Significance: I believe the implications of the paper are significant, given that (1) transformers are dominating the landscape of modern NN research, (2) continual learning ideas and techniques may be directly transferable to transfer learning, which is widely adopted.
缺点
The authors state that for the transformer architecture, only the feed-forward weights were reinitialized. However, applying the method across all weights, including the attention weights, should be relatively trivial. I feel that "freezing" the attention weights is an unnecessary simplification. I also wonder if the results will be significantly different if attention weights were allowed to reinitialize.
问题
Page 3, line 142: "We focus our study... to the continual..." -> We focus our study... on the continual...
The paper only considers image classification tasks (MNIST, CIFAR datasets). It would have been interesting to see the effectiveness of the method on other data modalities. If not feasible, then perhaps you should clearly outline in the introduction that the paper is focused on computer vision classification tasks.
This work proposed a combination of utility functions and weights reinitialization scheme to maintain the network's ability to learn continuous stream of data and tasks.
优点
Maintaining plasticity has recently been brought to the attention of the community. Overcoming this problem is key to building an adaptive model in the real world.
It does offer improved performance in some settings when compared with the popular baseline.
缺点
Selecting unused units and reinitializing them has been the baseline method for handling the loss of plasticity problem [1].
The proposed method is a variation of the method in [1] with different utility functions. Instead of reinitializing the unit, individual weights are evaluated and reinitialized.
Similar methods have been proposed in the dynamic sparse training literature.
The finding is purely empirical.
问题
In most of the tasks and settings, simply using l2 regularization has the best performance. Is more justification needed for the effectiveness of the proposed method?
In [1], the Continuous backpropagation is used with l2 regularization and the combination does offer better performance. In this work, the proposed method is not compared with this combination. What is the performance of the proposed method when compared with this combination?
This work only evaluates the proposed method for supervised learning. Other literature also evaluates their method for reinforcement learning. Compared to supervised learning, reinforcement learning is a more relevant problem as it would be very useful for a deployed agent to keep learning and adapt to new tasks. Is there a reason not to include reinforcement learning as an experiment?
References:
[1] S. Dohare, J. F. Hernandez-Garcia, Q. Lan, P. Rahman, A. R. Mahmood, and R. S. Sutton, “Loss of plasticity in deep continual learning,” Nature, vol. 632, no. 8026, pp. 768–774, 2024.
We thank the reviewers for the time you’ve invested in providing insightful comments for our paper.

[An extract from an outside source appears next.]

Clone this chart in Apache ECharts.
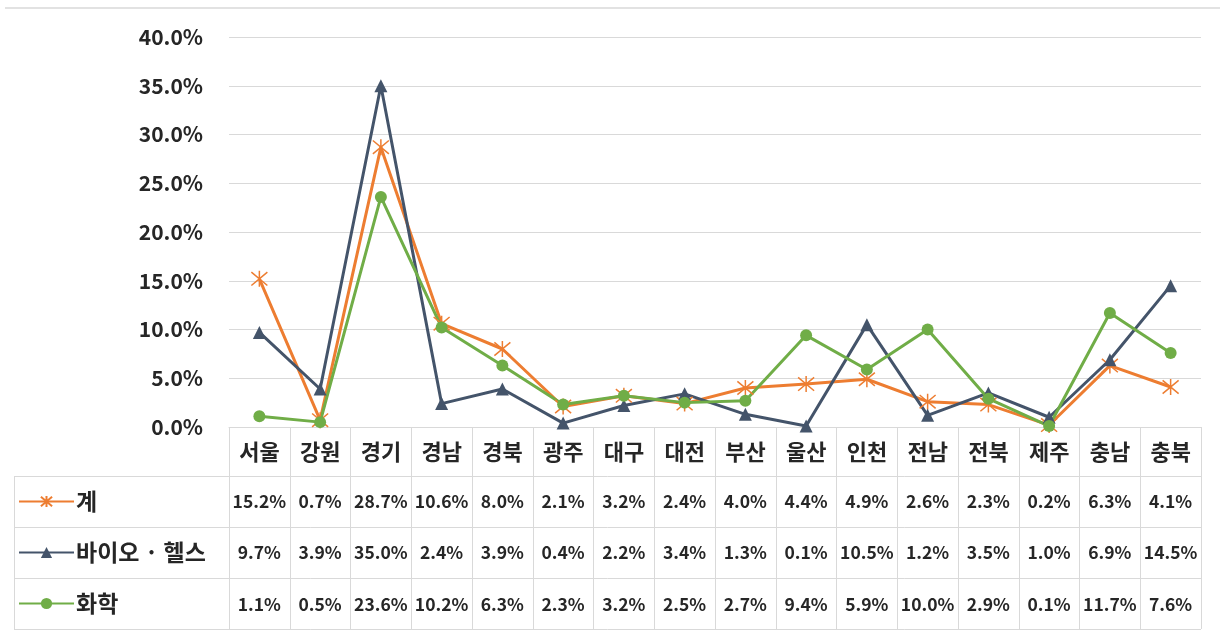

Unfortunately, we’ve decided to withdraw the paper from the conference because we deem it not ready for publication yet. We consider that, as some of you rightfully pointed out, our evaluations don’t properly emphasize the strengths of selective weight reinitialization over continual backpropagation. Moreover, we plan to extend our experiments to reinforcement learning since it’s particularly important for plasticity research.
Based on your comments, we are confident that the next iteration of the paper will be significantly improved. Once again, we appreciate the time and effort put into reviewing our paper.